Thousands of senior citizens from all walks of life across the country are currently under legal guardianship, a means by which elderly individuals incapacitated from being able to make health and financial decisions for themselves.
In many situations, this is in the best interest of the individual, deemed a ward of the state and assigned a caretaker to assist with financial, medical and legal transactions on their behalf.
But as is so often the case, granting power of attorney over another person can be a corruptible action where the guardian looks out for their own self-interest and financial gain as numerous caretakers have been arrested in recent years for exploiting their wards.
Writer/director J Blakeson points his camera lens squarely on the idea that nefarious people game the legal system to rob others of their life savings with I Care A Lot, a black dramedy that debuted at the 2020 Toronto International Film Festival before releasing on Netflix last month.
In the film, Golden Globe and Oscar nominee Rosamund Pike stars as Marla Grayson, who has turned her profession as a legal guardian to senior citizens into a money-making machine, convincing the courts to make rich retirees wards of the state in her care. When her eyes become trained on a new victim, things spiral out of control rather quickly.
Blakeson infuses his film with an abundance of dry wit painted over a stylized background of bright, shimmering hues that give I Care A Lot that “feels too good to be true” sense of something amiss under the surface. His points on the welfare system for the elderly are well-taken and Blakeson emphasizes the levels of corruption that can occur to swindle the unwitting every step of the way.
There are no heroes to be found here and as such, it often makes it difficult for the audience to truly connect with the film as viewers are forced to balance one character’s treachery with the next in a way that never truly feels stable.

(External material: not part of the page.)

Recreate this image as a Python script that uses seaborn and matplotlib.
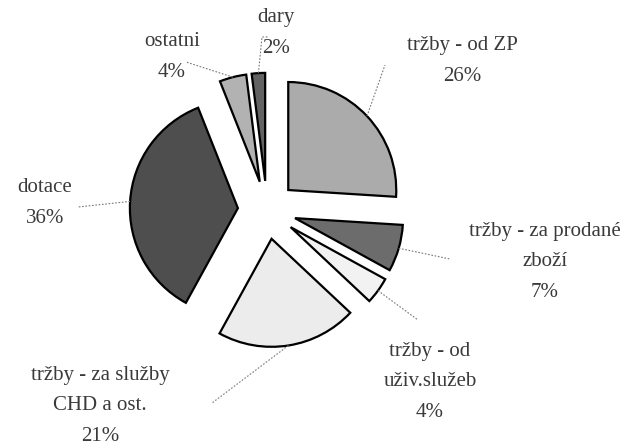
import numpy as np
import matplotlib
matplotlib.use("Agg")
import matplotlib.pyplot as plt
import seaborn as sns

# data
labels = ["tržby - od ZP", "tržby - za prodané\nzboží", "tržby - od\nuživ.služeb",
          "tržby - za služby\nCHD a ost.", "dotace", "ostatni", "dary"]
shares = [26, 7, 4, 21, 36, 4, 2]
colors = ["#ababab", "#6c6c6c", "#f2f2f2", "#ececec", "#4e4e4e", "#b2b2b2", "#626262"]

# layout (pixel positions in the 633x445 picture)
W, H = 633, 445
CX, CY, R = 267, 210, 108
label_pos = [(462, 61), (545, 262), (430, 382), (100, 406), (45, 203), (172, 57), (276, 33)]
line_end = [(385, 65), (450, 259), (418, 320), (212, 403), (78, 207), (186, 62), (262, 37)]


def px(x, y):
    return (x - CX) / R, (CY - y) / R


sns.set_theme(style="white")
plt.rcParams['font.family'] = ['Liberation Serif', 'DejaVu Serif']

fig = plt.figure(figsize=(W / 100, H / 100), dpi=100)
ax = fig.add_axes([0, 0, 1, 1])

wedges, _ = ax.pie(shares, colors=colors, startangle=90, counterclock=False,
                   explode=[0.27] * len(shares), radius=1,
                   wedgeprops=dict(edgecolor="black", linewidth=1.6))

for i, w in enumerate(wedges):
    mid = np.deg2rad((w.theta1 + w.theta2) / 2)
    x0 = w.center[0] + w.r * np.cos(mid)
    y0 = w.center[1] + w.r * np.sin(mid)
    ex, ey = px(*line_end[i])
    xs, ys = [x0, ex], [y0, ey]
    if labels[i] == "dary":
        hx, hy = px(268, 37)
        xs.append(hx)
        ys.append(hy)
    ax.plot(xs, ys, color="#777777", lw=0.8, ls=(0, (1.5, 1.5)))
    tx, ty = px(*label_pos[i])
    ax.text(tx, ty, f"{labels[i]}\n{shares[i]}%", ha="center", va="center",
            fontsize=15, color="#3a3a3a", linespacing=1.85)

ax.set_xlim(-CX / R, (W - CX) / R)
ax.set_ylim(-(H - CY) / R, CY / R)
ax.set_aspect("equal")
ax.axis("off")

fig.savefig("out.png", dpi=100, facecolor="white")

In I Care A Lot, Rosamund Pike is a right proper villain as it were. Audiences feel the callousness and depths of Marla’s treachery oozing off every line delivery and the cold, blankness approach Pike brings to the character.
As the film’s protagonist, Pike goes to great effort in order to ensure an entertaining, engaging character with which to build a feature around. She does so in a way that commands the attention of those around her not with raw magnetism, but with Marla’s sheer willpower and determination to win at any cost.
Dianne Wiest is terrific in short bursts as Marla’s latest victim-to-be, Jennifer, blending both a naivety and hyper-awareness into a character slowly losing her agency and later her mind as Marla places her in a retirement home to wallow away her days.
A solid supporting cast including Eiza González as Marla’s partner and assistant, Peter Dinklage as a shadowy figure with ties to Jennifer and Chris Messina as a lawyer trying to free Jennifer give I Care A Lot added personality with vibrant performances and choices that don’t always work but feed into Blakeson’s directorial style.
I Care A Lot makes great effort to show how the elderly can be blindsided by a variety of corporate interests that take human beings and turn them into commodities for financial profiteering. Almost like something from an Ocean’s Eleven heist, Blakeson meticulously lays this out through a series of handshake deals, private court hearings and fake smiles as Marla and her associates perform their tricks to swindle seniors out of their life savings.
Blakeson does a terrific job of setting these initial expectations for his audience only to reveal something much more nefarious and darker. All the while, the bright sheen that covers I Care A Lot early visually begins to fade slightly as Marla’s world spirals out of control.
If Blakeson’s film was through and through the courtroom dark dramedy like originally framed, the premise of I Care A Lot was strong enough to really make it a true standout film. As it is, however, it simply devolves into genre fodder perfect for an intriguing evening Netflix watch on the couch.